Having just finished De Young and Kluck’s “Why We Love the Church: In Praise of Institutions and Organized Religion” I thought I’d share one of the best paragraphs ever written in defense of the Church today.  It’s popular to cut the Church down, to highlight her faults and ignore her contributions, but are we consistent in our critique.

Consistency is not a postmodern virtue.  And nowhere is this more aptly displayed than in the barrage of criticisms leveled against the church.  The church is lame crowed hates Constantine and notions of Christendom, but they want the church to be a patron of the arts, and run after-school programs, and bring the world together in peace and love.  They bemoan the over-programed church, but then think of a hundred complex, resource-hungry things the church should be doing.  They don’t like te church because it is too hierarchical, but then hate it when it has poor leadership.  They wish the church could be more diverse, but then leave to meet in a coffee shop with other well-educated thirtysomethings who are into film festivals, NPR, and carbon offsets.  They want more of a family spirit, but too much family and they’ll complain that the church is “inbred.”  They want the church to know that its reputation with outsiders is terrible, but then are critical when the church is too concerned with appearances.  They chide the church for not doing more to address social problems, but then complain when the church gets too political.  They want church unity and decry all our denominations, but fail to see the irony in the fact that they have left to do their own things because they can’t find a single church that can satisfy them.  They are critical of the lack of community in the church, but then want services that allow for individualized worship experiences.  They want leaders with vision, but don’t want anyone to tell them what to do or how to think.  They want a church where people really know each other and care for each others, but then they complain the church today is an isolated country club, only interested in catering to its own members.  They want to be connected with history, but are sick of the same prayers and same style every week.  They call for not judging “the spiritual path of other believers who are dedicated to pleasing God and blessing people,” and then they blast the traditional church in the harshest, most unflattering terms.

They’d like to have their cake and eat it too.

Everybody’s Got A But

“But God, being rich in mercy, because of the great love with which he loved us, even when we were dead in our trespasses, made us alive together with Christ…
(Ephesians 2:4-5 ESV)

I hate to point out the obvious, and I want to avoid any semblance of “potty humor,” but the truth remains:

Everybody’s Got A But.

No, for those of you snickering at your computer, that’s not what I’m talking about.  That’s “but” with one “t” not two.  The “but” to which I refer is the juxtaposition of two opposing and conflicting statements (i.e. “We should see other people, but we can still be friends”) which compose the greater truth (“It’s over”).  

I came upon this revelation as I was studying the lives of the Old Testament Kings.  Consider this with me for a moment.  King David: he is described as having a heart after God’s own heart, but he had Uriah killed to cover his own sin with Bathsheba.

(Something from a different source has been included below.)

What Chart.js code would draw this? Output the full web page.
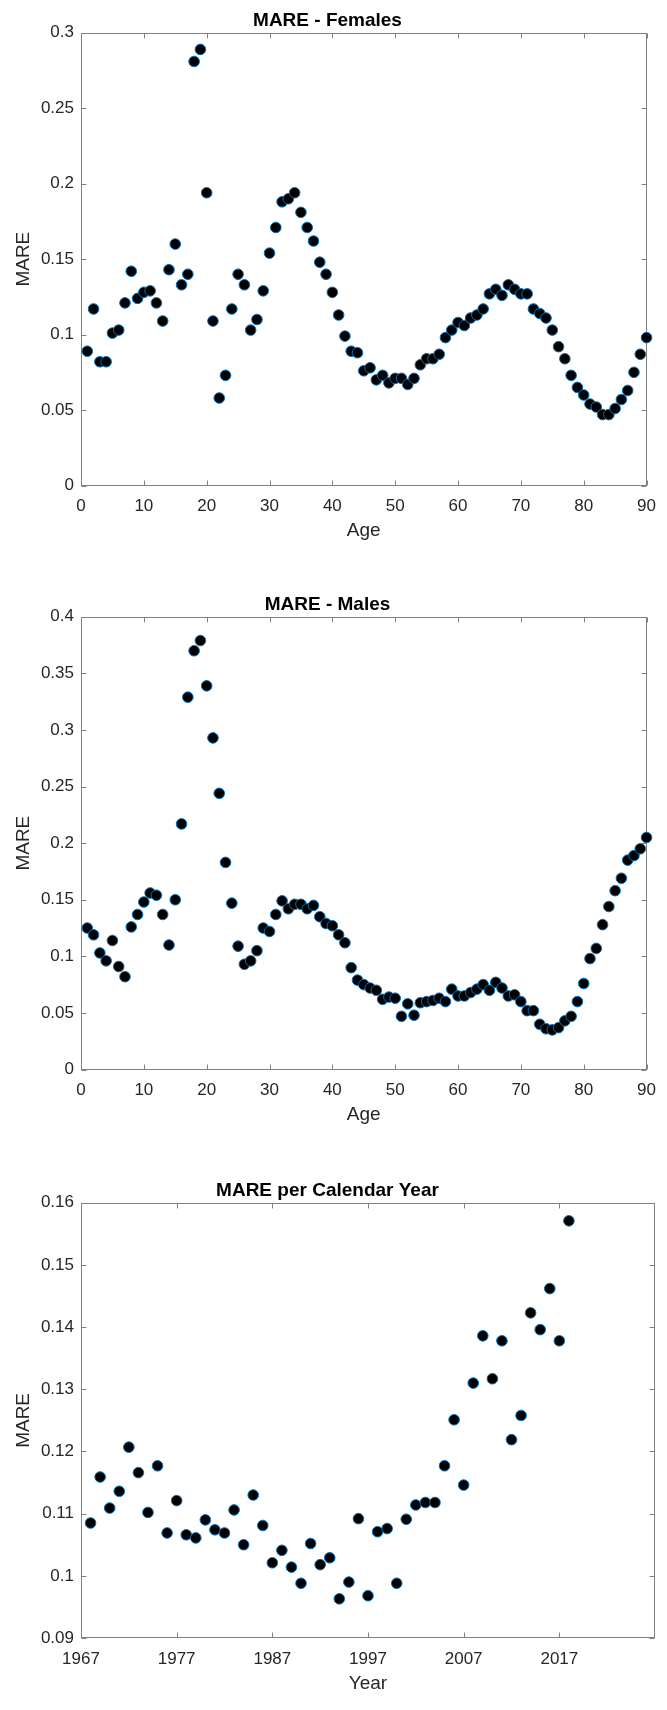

Solomon built the temple dedicated to the glory of God, was endowed with great wisdom, wealth, and honor, but he turned his heart from the Lord and clung to his 700 wives and 300 concubines (yikes!). 

After the division of the Kingdom of Israel, we read that some of the kings of Judah were evil kings while others brought reform and sought the Lord.  Yet even those good kings had buts.  Asa (2 Chron 15) renewed the covenant with the Lord, and the Lord gave Judah rest, but the high places were not taken out of Israel.  Jehoshaphat (2 Chron 17-20) was a good king who sought the Lord, but he made alliances with Ahab and Ahaziah (wicked kings from the northern tribes) and the high places were not removed, nor did the people set their hearts upon the God of their fathers.  Joash (2 Chron 23-24) was a king who did what was right in the eyes of the Lord while Jehoiada was priest, but after the priest’s death, Joash abandoned the house of the Lord and had the priest’s son stoned to death.  The stories go on and on.  Everybody’s got a but.

We’ve even got them today.  We put our best foot forward, we have a outward appearance that we work hard to show to the world around us, but we know that we are sinners.  Paul recognizes this in Romans 7, “I do not do what I want, but I do the very thing I hate… It is no longer I who do it, but sin that dwells within me… I have the desire to do what is right, but not the ability to carry it out… I delight in the law of God, in my inner being, but I see in my members another law waging war against the law of my mind and making me captive to the law of sin that dwells in my members.”  Jesus put it more succinctly, when encouraging faithfulness in his disciples, he called them to pray that we not enter temptation, for “the spirit indeed is willing, but the flesh is weak.”  Everybody’s got a but.

If I may be so bold today and go one step further, let me suggest to you that this is the gospel message, and that we are saved by the “but” of God.  I know that sounds shocking, and I have a hard time writing it, but I mean it with all seriousness.  It is the “but” in our lives that separates us from God.  We are called to righteousness, we were created to live for the glory of God.  But sin keeps us down.  Sin stains us and obscures the reflection of God in our lives, so that what we mirror back to God for the world to see is a cheap and broken imitation of who God really is.  Sin brings captivity of the will, corruption of the heart and mind, and ultimately leads to eternal death.

Paul puts it this way,

“And you were dead in the trespasses and sins in which you once walked, following the course of this world, following the prince of the power of the air, the spirit that is now at work in the sons of disobedience – among whom we all once lived in the passions of the flesh, carrying out the desires of the body and the mind, and were by nature children of wrath, like the rest of mankind.  But God, being rich in mercy, because of the great love with which he loved us, even when we were dead in our trespasses, made us alive together with Christ – by grace you have been saved” (Ephesians 2:1-5).

This “but” is the gospel!  This is the juxtaposition of two opposing realities.  We were dead in our sin, but God is merciful and gracious!  We were lost, but we are now saved!

So I say it again, everybody’s got a but.  I’m just thankful that mine’s been covered by the grace of God.